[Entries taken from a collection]
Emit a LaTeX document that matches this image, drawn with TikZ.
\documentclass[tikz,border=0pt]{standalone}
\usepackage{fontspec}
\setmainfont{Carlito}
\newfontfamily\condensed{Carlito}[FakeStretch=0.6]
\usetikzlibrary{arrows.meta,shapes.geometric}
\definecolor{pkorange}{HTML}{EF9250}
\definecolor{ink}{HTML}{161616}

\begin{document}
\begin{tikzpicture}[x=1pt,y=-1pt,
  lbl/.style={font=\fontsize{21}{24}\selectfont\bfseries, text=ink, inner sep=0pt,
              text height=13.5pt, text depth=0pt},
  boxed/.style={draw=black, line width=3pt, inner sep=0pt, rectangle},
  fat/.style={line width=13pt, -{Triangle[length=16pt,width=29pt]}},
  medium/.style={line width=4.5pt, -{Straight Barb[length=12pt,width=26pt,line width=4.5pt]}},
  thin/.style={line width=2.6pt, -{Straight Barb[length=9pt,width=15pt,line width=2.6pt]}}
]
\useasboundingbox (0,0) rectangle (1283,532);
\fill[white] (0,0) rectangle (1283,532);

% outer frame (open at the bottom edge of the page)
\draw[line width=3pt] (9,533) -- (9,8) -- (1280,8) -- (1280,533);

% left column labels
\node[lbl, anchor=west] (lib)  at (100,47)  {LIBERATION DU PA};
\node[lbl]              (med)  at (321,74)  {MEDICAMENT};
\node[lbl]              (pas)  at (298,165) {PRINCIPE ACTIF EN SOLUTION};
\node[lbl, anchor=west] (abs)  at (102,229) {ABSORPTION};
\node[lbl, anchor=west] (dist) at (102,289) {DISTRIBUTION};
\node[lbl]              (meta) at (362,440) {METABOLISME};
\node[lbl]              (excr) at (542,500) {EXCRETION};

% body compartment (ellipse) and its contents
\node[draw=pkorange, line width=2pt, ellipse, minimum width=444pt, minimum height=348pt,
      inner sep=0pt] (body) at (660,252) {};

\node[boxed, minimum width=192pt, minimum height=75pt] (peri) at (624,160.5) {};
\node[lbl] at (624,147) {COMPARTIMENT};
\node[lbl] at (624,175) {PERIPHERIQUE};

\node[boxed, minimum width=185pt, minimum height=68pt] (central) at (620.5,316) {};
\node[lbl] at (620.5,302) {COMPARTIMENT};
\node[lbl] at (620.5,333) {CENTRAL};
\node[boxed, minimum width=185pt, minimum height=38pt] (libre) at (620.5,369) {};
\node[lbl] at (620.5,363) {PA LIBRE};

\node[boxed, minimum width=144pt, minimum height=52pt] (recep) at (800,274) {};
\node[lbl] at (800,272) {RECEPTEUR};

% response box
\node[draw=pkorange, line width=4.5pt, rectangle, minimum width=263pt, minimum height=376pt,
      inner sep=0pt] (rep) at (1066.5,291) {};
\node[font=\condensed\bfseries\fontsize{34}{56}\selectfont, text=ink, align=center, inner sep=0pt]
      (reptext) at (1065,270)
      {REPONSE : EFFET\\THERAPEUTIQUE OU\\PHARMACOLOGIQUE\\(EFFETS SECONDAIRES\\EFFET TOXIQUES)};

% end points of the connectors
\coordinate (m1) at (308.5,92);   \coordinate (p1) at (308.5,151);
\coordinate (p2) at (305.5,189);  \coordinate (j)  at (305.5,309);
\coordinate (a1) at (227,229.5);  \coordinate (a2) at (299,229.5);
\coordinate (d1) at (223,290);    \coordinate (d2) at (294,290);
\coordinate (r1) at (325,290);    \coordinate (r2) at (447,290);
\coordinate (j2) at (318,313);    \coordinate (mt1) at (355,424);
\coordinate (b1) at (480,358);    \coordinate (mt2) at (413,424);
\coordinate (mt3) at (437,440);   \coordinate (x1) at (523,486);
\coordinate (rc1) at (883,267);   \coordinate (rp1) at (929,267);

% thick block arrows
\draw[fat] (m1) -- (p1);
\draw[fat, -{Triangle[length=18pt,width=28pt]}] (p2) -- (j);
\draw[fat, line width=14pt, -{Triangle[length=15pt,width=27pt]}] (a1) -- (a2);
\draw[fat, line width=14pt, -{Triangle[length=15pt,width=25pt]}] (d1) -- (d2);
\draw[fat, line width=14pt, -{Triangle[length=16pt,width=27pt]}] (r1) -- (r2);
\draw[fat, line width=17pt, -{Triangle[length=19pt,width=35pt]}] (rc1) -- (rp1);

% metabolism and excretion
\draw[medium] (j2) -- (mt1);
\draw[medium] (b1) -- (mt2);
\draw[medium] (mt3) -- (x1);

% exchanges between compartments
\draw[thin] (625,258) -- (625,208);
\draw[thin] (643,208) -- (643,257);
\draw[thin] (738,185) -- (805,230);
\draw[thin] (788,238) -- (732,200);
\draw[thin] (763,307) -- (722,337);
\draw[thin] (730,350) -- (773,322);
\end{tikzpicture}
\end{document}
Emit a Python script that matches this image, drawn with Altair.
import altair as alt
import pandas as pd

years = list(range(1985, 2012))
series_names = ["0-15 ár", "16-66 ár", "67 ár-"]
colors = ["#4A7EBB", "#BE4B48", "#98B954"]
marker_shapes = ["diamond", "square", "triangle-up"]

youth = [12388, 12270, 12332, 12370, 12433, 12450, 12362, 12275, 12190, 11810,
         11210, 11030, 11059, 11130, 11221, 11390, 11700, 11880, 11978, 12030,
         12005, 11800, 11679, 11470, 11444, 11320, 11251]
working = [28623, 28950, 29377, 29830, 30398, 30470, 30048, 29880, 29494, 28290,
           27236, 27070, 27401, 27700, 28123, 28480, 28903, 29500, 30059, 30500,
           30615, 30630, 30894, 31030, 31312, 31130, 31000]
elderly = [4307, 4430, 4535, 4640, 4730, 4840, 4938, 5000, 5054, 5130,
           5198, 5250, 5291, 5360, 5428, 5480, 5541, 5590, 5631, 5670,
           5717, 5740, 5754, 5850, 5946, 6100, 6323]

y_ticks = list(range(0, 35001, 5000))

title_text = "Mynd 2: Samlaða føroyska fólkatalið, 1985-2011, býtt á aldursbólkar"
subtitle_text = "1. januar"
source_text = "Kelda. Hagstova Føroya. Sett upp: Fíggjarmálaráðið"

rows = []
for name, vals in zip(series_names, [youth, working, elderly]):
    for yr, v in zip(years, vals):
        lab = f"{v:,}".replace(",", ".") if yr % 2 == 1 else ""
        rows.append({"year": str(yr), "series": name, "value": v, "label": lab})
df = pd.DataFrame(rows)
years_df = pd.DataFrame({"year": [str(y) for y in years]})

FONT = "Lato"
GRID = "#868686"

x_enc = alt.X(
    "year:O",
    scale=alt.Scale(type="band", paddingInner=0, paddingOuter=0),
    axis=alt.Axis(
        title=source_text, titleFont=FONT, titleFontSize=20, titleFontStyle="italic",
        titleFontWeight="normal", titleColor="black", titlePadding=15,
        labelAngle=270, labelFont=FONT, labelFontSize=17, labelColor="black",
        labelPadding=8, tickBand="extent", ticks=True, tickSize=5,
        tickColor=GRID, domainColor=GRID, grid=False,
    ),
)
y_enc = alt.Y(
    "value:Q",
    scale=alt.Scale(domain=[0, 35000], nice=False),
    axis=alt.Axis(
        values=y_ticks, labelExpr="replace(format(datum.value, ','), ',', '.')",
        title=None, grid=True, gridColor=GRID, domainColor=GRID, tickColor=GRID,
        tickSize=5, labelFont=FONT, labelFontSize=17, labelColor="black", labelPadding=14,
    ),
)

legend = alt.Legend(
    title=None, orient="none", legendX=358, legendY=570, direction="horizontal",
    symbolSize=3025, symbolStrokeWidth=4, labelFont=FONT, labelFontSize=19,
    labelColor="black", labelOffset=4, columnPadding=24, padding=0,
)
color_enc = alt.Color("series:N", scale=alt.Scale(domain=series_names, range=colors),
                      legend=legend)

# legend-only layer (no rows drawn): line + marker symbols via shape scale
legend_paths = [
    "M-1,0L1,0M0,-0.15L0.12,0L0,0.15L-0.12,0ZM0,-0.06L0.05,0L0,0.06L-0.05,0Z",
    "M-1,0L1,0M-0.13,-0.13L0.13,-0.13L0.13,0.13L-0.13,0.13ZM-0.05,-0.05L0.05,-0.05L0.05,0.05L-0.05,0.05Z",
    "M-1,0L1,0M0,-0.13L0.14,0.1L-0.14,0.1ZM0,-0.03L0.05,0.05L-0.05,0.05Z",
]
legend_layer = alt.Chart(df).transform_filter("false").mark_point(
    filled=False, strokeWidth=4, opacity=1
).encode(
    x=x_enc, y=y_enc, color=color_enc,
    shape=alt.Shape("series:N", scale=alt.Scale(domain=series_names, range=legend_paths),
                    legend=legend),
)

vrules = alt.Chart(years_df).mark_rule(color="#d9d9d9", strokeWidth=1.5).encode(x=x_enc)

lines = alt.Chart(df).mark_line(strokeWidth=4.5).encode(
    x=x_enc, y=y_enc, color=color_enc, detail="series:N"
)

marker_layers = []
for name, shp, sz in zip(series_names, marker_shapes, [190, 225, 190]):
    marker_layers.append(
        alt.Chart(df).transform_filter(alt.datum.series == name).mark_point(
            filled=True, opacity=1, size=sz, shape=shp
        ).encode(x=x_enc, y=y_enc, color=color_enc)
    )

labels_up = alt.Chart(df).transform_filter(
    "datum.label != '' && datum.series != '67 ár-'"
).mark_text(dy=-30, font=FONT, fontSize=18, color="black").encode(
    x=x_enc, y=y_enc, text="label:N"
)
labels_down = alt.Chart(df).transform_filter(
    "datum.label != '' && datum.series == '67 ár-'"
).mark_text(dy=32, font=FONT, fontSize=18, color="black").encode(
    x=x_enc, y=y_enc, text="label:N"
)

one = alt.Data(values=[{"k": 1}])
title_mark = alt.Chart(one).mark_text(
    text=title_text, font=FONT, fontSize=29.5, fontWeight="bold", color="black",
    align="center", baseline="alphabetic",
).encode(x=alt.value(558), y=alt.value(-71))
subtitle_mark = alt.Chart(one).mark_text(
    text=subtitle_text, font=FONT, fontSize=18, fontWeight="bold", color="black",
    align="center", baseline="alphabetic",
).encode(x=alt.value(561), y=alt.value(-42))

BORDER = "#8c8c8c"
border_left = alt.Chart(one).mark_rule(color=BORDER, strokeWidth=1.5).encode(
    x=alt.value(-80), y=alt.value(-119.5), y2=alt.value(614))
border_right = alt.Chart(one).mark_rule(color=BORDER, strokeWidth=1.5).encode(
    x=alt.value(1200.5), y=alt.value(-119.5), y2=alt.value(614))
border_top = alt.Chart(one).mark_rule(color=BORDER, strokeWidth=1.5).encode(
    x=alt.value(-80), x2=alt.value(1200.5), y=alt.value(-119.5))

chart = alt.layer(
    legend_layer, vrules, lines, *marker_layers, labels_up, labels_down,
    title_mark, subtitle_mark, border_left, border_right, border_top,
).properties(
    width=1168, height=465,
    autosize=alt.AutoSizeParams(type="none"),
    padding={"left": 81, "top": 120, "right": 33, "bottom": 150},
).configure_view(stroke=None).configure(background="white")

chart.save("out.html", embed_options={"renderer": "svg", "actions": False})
--
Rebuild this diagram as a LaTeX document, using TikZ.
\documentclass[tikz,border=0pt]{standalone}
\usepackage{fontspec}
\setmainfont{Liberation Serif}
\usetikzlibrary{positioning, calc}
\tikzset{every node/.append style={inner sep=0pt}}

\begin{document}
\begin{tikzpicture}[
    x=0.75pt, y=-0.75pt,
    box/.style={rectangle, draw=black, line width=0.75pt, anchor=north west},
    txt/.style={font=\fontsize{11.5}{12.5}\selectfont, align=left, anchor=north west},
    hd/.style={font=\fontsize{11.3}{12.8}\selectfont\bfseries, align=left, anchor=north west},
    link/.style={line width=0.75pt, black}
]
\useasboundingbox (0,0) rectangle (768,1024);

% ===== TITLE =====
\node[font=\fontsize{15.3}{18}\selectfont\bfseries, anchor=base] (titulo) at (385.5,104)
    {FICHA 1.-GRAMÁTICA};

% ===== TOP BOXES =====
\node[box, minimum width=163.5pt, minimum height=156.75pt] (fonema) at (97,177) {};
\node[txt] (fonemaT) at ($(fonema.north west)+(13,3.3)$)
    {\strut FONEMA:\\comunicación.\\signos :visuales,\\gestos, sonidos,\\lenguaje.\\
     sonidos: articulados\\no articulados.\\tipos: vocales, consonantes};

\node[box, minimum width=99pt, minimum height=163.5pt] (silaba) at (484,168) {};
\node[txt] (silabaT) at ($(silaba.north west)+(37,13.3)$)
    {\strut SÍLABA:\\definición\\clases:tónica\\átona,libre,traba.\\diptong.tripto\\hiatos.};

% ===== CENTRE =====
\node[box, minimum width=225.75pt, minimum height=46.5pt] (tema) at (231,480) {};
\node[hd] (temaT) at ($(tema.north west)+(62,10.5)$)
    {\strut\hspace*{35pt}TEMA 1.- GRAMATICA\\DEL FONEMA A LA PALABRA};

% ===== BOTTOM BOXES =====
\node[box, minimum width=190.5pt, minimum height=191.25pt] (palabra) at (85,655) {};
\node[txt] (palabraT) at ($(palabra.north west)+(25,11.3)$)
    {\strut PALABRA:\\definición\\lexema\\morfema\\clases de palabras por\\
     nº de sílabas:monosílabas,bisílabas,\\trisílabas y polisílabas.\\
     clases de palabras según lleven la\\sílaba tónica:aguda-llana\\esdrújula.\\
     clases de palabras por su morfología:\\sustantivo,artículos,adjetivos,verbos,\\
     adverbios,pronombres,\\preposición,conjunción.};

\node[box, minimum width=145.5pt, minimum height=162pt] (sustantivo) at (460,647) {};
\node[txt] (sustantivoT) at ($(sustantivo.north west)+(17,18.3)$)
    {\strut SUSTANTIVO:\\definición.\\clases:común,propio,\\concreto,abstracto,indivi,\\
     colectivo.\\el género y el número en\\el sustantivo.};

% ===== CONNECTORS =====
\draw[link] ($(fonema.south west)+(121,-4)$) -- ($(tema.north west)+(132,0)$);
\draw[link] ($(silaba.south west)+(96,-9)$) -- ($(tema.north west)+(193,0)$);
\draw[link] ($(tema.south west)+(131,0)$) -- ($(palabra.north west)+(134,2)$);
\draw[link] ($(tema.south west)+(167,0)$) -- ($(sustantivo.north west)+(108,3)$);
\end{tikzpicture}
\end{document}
...
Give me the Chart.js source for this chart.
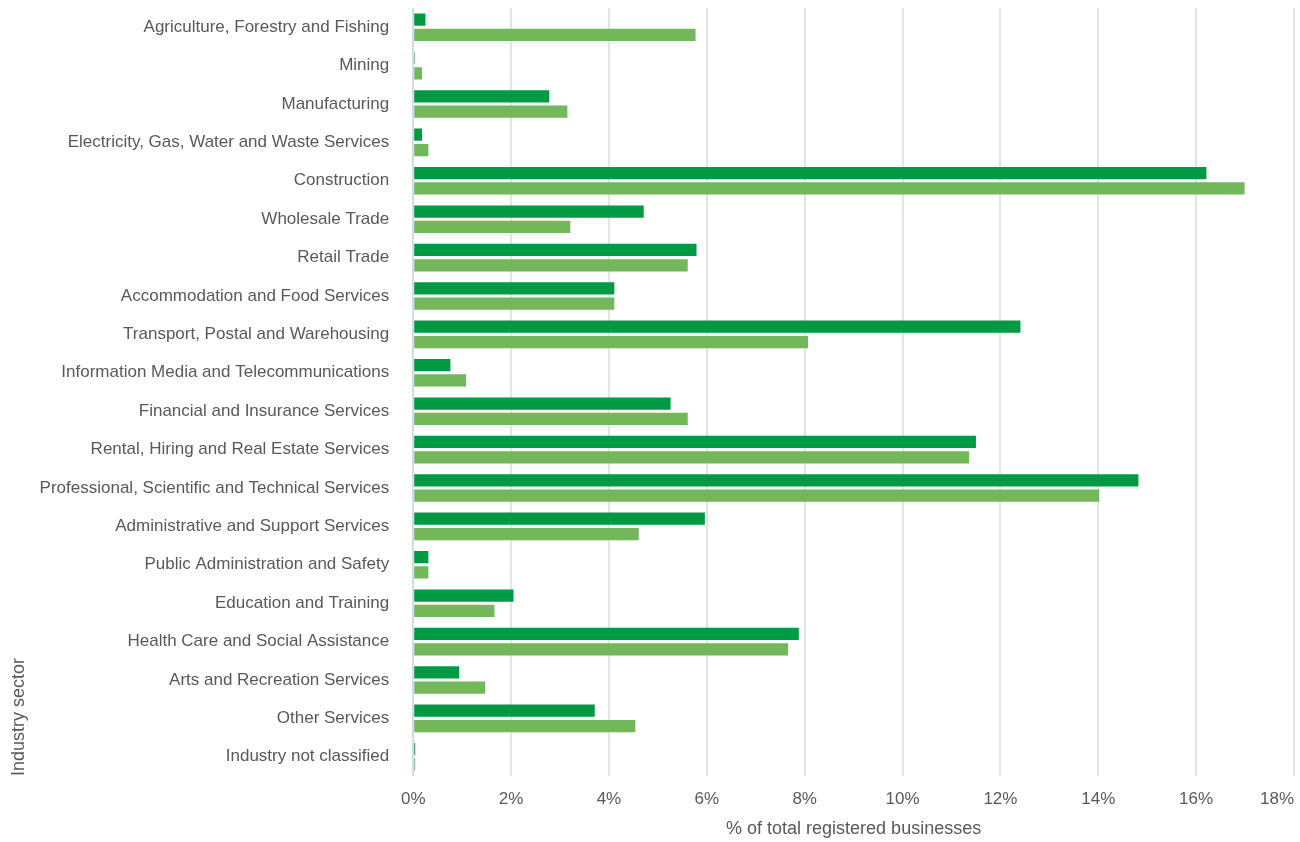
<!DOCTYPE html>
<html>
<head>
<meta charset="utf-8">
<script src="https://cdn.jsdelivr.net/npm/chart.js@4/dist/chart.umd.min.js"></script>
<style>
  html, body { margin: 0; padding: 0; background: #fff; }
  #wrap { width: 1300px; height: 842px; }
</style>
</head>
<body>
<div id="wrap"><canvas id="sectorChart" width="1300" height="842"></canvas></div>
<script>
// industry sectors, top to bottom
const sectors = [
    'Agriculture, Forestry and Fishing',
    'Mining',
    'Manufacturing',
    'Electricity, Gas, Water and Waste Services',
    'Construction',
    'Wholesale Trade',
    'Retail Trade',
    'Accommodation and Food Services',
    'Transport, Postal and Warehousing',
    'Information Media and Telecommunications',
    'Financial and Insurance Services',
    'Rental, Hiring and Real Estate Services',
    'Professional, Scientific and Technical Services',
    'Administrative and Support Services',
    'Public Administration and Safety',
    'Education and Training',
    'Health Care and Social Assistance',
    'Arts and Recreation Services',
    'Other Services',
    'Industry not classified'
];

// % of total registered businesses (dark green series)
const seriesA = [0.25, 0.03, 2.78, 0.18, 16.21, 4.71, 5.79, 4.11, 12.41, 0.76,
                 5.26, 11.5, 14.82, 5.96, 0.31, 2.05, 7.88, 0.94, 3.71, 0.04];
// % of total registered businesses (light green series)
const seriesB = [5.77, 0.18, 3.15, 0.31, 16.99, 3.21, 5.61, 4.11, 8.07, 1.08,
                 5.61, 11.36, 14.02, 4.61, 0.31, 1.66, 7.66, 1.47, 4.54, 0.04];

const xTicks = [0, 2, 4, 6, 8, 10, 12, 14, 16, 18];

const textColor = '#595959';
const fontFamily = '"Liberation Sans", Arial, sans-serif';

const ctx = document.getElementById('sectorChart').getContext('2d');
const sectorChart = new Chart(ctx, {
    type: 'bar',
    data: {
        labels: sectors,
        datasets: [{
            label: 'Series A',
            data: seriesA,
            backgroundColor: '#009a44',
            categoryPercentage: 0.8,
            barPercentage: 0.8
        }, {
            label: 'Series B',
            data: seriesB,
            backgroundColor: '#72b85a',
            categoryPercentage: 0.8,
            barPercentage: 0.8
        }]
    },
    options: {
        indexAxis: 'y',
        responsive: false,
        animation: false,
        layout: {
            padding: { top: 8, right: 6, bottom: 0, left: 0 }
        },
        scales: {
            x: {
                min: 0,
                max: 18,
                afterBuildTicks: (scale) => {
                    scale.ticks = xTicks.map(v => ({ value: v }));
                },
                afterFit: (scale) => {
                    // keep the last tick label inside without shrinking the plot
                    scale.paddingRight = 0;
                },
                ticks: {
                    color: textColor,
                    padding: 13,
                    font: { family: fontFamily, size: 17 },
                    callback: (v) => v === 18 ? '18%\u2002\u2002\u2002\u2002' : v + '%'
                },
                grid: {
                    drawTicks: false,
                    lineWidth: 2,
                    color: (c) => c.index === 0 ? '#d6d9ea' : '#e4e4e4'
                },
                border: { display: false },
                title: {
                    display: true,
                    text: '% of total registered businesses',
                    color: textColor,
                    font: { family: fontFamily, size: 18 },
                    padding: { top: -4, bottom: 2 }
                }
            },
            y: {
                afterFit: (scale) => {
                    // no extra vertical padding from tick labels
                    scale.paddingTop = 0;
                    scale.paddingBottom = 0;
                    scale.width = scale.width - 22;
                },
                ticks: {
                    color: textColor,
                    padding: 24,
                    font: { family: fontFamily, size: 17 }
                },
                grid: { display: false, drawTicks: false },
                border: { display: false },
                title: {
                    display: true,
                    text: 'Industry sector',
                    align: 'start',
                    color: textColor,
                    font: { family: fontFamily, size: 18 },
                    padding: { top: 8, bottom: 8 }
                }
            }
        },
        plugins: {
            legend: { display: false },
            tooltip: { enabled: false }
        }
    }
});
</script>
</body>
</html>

:: Challenge ::
Search the data for the word "that" and copy each line where it appears.

:: Exercise result ::
Emit a LaTeX document that matches this image, drawn with TikZ.
Emit a Python script that matches this image, drawn with Altair.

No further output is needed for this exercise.